Please post the code you are using that returned that output: my livePredictions.py does not have that kind of output.

Also, in the other issue you have opened it seems that you have trained again the model: are you using the model downloaded from the repo or the model you've retrained?

ghost commented 5 years ago

Hi,
I have not done training. I just tweaked the prediction. Here is my code:

#import keras
import numpy as np
import librosa

class livePredictions:

    def __init__(self, path, file):
        #import keras

        self.path = path
        self.file = file

    def load_model(self):
        '''
        I am here to load you model.

        :param path: path to your h5 model.
        :return: summary of the model with the .summary() function.

        '''
        import keras
        self.loaded_model = keras.models.load_model(self.path)
        return self.loaded_model.summary()

    def makepredictions(self, verify=True):
        '''
        I am here to process the files and create your features.
        '''
        data, sampling_rate = librosa.load(self.file)
        mfccs = np.mean(librosa.feature.mfcc(y=data, sr=sampling_rate, n_mfcc=40).T, axis=0)
        x = np.expand_dims(mfccs, axis=2)
        x = np.expand_dims(x, axis=0)
        predictions = self.loaded_model.predict_classes(x)
        predicted_emotion = self.convertclasstoemotion(predictions)
        if verify:
            actual_emotion = self.get_emotion_str(self.file[44:46])
            print( "Prediction for file [", self.file, "] is", " ", predicted_emotion + "\t.Should be: ", actual_emotion, " Match?: ", predicted_emotion==actual_emotion)
        else:
            print( "Prediction for file [", self.file, "] is", " ", predicted_emotion)

    def makepredictions1(self, file, verify=True):
        '''
        I am here to process the files and create your features.
        '''
        self.file = file
        self.makepredictions(verify)

    def get_emotion_str(self, code):
        pred = int(code)
        if pred == 1:
            pred = "neutral"
            return pred
        elif pred == 2:
            pred = "calm"
            return pred
        elif pred == 3:
            pred = "happy"
            return pred
        elif pred == 4:
            pred = "sad"
            return pred
        elif pred == 5:
            pred = "angry"
            return pred
        elif pred == 6:
            pred = "fearful"
            return pred
        elif pred == 7:
            pred = "disgust"
            return pred
        elif pred == 8:
            pred = "surprised"
            return pred

    def convertclasstoemotion(self, pred):
        '''
        I am here to convert the predictions (int) into human readable strings.
        '''
        self.pred  = pred

        if pred == 0:
            pred = "neutral"
            return pred
        elif pred == 1:
            pred = "calm"
            return pred
        elif pred == 2:
            pred = "happy"
            return pred
        elif pred == 3:
            pred = "sad"
            return pred
        elif pred == 4:
            pred = "angry"
            return pred
        elif pred == 5:
            pred = "fearful"
            return pred
        elif pred == 6:
            pred = "disgust"
            return pred
        elif pred == 7:
            pred = "surprised"
            return pred

# Here you can replace path and file with the path of your model and of the file from the RAVDESS dataset you want to use for the prediction,
# Below, I have used a neutral file: the prediction made is neutral.
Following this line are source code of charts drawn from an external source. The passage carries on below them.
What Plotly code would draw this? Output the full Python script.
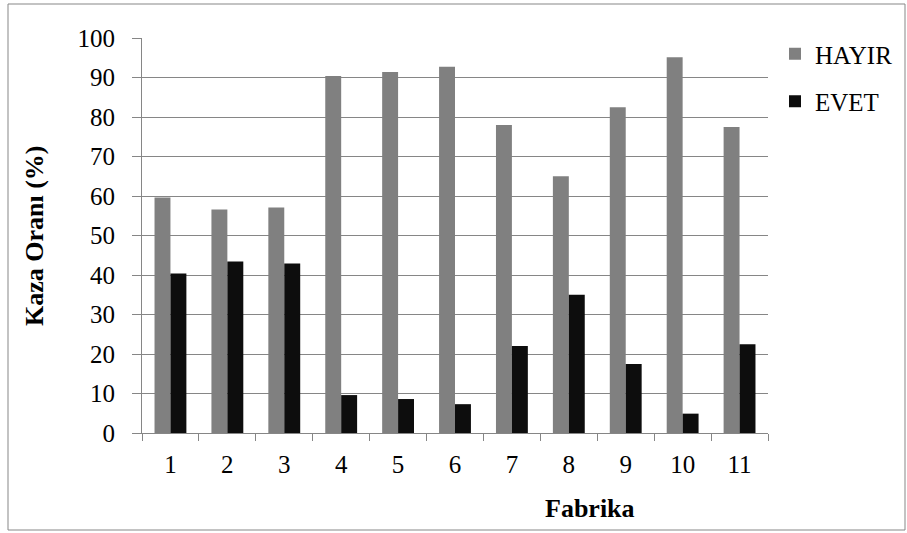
import plotly.graph_objects as go

categories = ["1", "2", "3", "4", "5", "6", "7", "8", "9", "10", "11"]
hayir = [59.6, 56.6, 57.1, 90.4, 91.4, 92.7, 78.0, 65.0, 82.5, 95.1, 77.5]
evet = [40.4, 43.4, 42.9, 9.6, 8.6, 7.3, 22.0, 35.0, 17.5, 4.9, 22.5]

FONT = "Times New Roman, Liberation Serif, DejaVu Serif, serif"

fig = go.Figure()
fig.add_trace(go.Bar(x=categories, y=hayir, name="HAYIR", legendgroup="h",
                     marker=dict(color="#808080", line=dict(width=0))))
fig.add_trace(go.Bar(x=categories, y=evet, name="EVET", legendgroup="e",
                     marker=dict(color="#0d0d0d", line=dict(width=0))))

L, R, T, B = 142, 139, 38, 100
W, H = 907, 533
pw, ph = W - L - R, H - T - B

def px(x):
    return (x - L) / pw

def py(y):
    return (H - B - y) / ph

fig.update_layout(
    width=W, height=H,
    margin=dict(l=L, r=R, t=T, b=B, pad=0, autoexpand=False),
    paper_bgcolor="white", plot_bgcolor="white",
    barmode="group", bargap=0.44, bargroupgap=0,
    font=dict(family=FONT, size=25, color="black"),
    showlegend=True,
    legend=dict(x=px(775), y=py(31), xanchor="left", yanchor="top",
                font=dict(family=FONT, size=25, color="black"),
                itemwidth=30, tracegroupgap=12, bgcolor="rgba(0,0,0,0)"),
    xaxis=dict(type="category", showgrid=False, showline=True, linecolor="#868686",
               linewidth=1, ticks="outside", tickson="boundaries", ticklen=7,
               tickcolor="#868686", tickfont=dict(family=FONT, size=25),
               ticklabelstandoff=9, automargin=False),
    yaxis=dict(range=[0, 100], dtick=10, showgrid=True, gridcolor="#868686",
               gridwidth=1, showline=True, linecolor="#868686", linewidth=1,
               ticks="outside", ticklen=9, tickcolor="#868686",
               tickfont=dict(family=FONT, size=25), ticklabelstandoff=12,
               zeroline=False, automargin=False),
    annotations=[
        dict(text="<b>Fabrika</b>", x=px(590), y=py(508), xref="paper", yref="paper",
             xanchor="center", yanchor="middle",
             showarrow=False, font=dict(family=FONT, size=26)),
        dict(text="<b>Kaza Oranı (%)</b>", x=px(34), y=py(236), xref="paper", yref="paper",
             xanchor="center", yanchor="middle",
             showarrow=False, textangle=-90, font=dict(family=FONT, size=26)),
    ],
    shapes=[
        dict(type="rect", xref="paper", yref="paper",
             x0=px(8), x1=px(905), y0=py(530), y1=py(4),
             line=dict(color="#878787", width=1), fillcolor="rgba(0,0,0,0)", layer="below"),
    ],
)

fig.write_html("out.html")
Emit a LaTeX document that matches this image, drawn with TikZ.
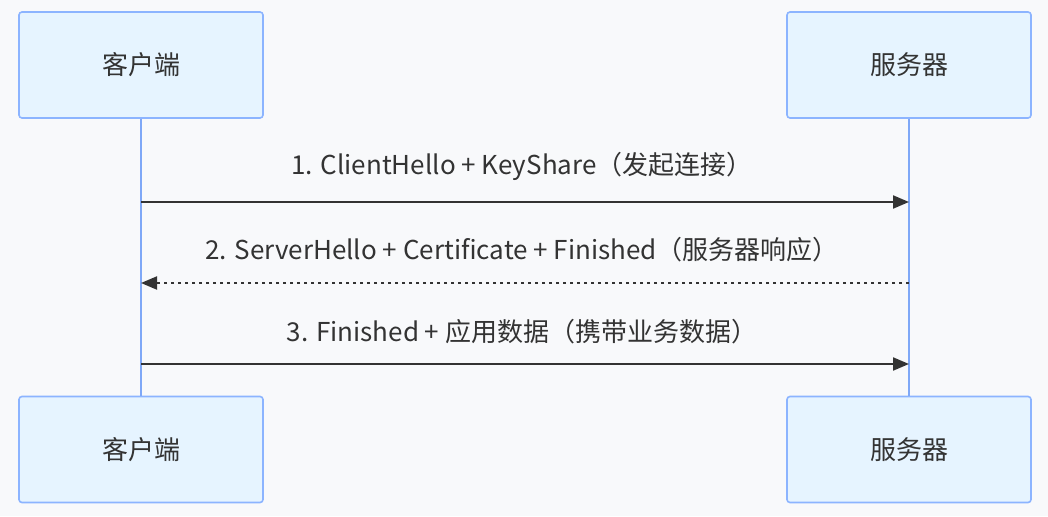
\documentclass[tikz,border=0pt]{standalone}
\usepackage{fontspec}
\setmainfont{Noto Sans CJK SC}
\usetikzlibrary{arrows.meta, positioning}
\definecolor{bgcol}{HTML}{F8F9FB}
\definecolor{boxfill}{HTML}{E6F4FF}
\definecolor{boxline}{HTML}{8CB4FF}
\definecolor{lifecol}{HTML}{7FA8F7}
\definecolor{txtcol}{HTML}{333333}
\tikzstyle{actor} = [draw=boxline, fill=boxfill, line width=1.6pt, rounded corners=3pt,
                     minimum width=244pt, minimum height=106pt, text=txtcol, font=\fontsize{26}{30}\selectfont]
\tikzstyle{lifeline} = [draw=lifecol, line width=2.6pt]
\tikzstyle{msg} = [draw=txtcol, line width=2pt, -{Triangle[length=16pt, width=13pt]}]
\tikzstyle{reply} = [msg, dash pattern=on 3.5pt off 3.5pt]
\tikzstyle{msglabel} = [text=txtcol, font=\fontsize{26}{30}\selectfont]

\begin{document}
\begin{tikzpicture}[x=1pt, y=-1pt]
				\fill [bgcol] (0, 0) rectangle (1048, 516);
				\useasboundingbox (0, 0) rectangle (1048, 516);

				% actors
				\node (ClientTop) [actor] at (141, 65) {客户端};
				\node (ServerTop) [actor] at (909, 65) {服务器};
				\node (ClientBot) [actor] at (141, 449.5) {客户端};
				\node (ServerBot) [actor] at (909, 449.5) {服务器};

				% lifelines
				\draw [lifeline] (ClientTop) -- (ClientBot);
				\draw [lifeline] (ServerTop) -- (ServerBot);

				% first message
				\coordinate (C1) at (141, 202);
				\coordinate (S1) at (909, 202);
				\draw [msg] (C1) -- (S1);
				\node (L1) [msglabel] at (522, 166) {1. ClientHello + KeyShare（发起连接）};

				% reply
				\coordinate (C2) at (141, 283);
				\coordinate (S2) at (909, 283);
				\draw [reply] (S2) -- (C2);
				\node (L2) [msglabel] at (522, 250) {2. ServerHello + Certificate + Finished（服务器响应）};

				% third message
				\coordinate (C3) at (141, 364);
				\coordinate (S3) at (909, 364);
				\draw [msg] (C3) -- (S3);
				\node (L3) [msglabel] at (522, 332) {3. Finished + 应用数据（携带业务数据）};
\end{tikzpicture}
\end{document}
pred = livePredictions(path='Emotion_Voice_Detection_Model.h5',
                       file='01-01-01-01-01-01-01.wav')

pred.load_model()
#pred.makepredictions()
import os
# files = os.listdir('../Audio_Speech_Actors_01-24/Actor_01')
# for f in files:
#     #print(f)
#     pred.makepredictions1('../Audio_Speech_Actors_01-24/Actor_01/' + f)

files = os.listdir('../MyAudio')
for f in files:
    #print(f)
    pred.makepredictions1('../MyAudio/' + f, False)
marcogdepinto commented 5 years ago

The file version you are using is old. Read the updated one and in particular the convertclasstoemotion function. Also, your getemotionstring is additional to my code (not written by me) and the codification is wrong (1 to 8 instead of 0 to 7).

ghost commented 5 years ago

Hi @marcogdepinto : I did a git clone and got that file. Can you point out how I come to know if file is correct and provide latest file direct link.
Also, My numbering is starting from 1 because this is actual numbering provided by RAVDESS. Your numbering is 0-7 because that is your prediction output (base 0)

ghost commented 5 years ago

HI @marcogdepinto : Can you look into my comment please.

marcogdepinto commented 5 years ago

Hi Sandeep. I am afraid but I will look at your comment when I have time: I do not have any SLA or urgency to answer to questions for an open source project I did for fun months ago and I am not working on at the moment.

Staten this, you made a git clone but you have also added code: in my file there is no get_emotion_str function. Please, double check your code: you have added more functions and you should have them work if you need to.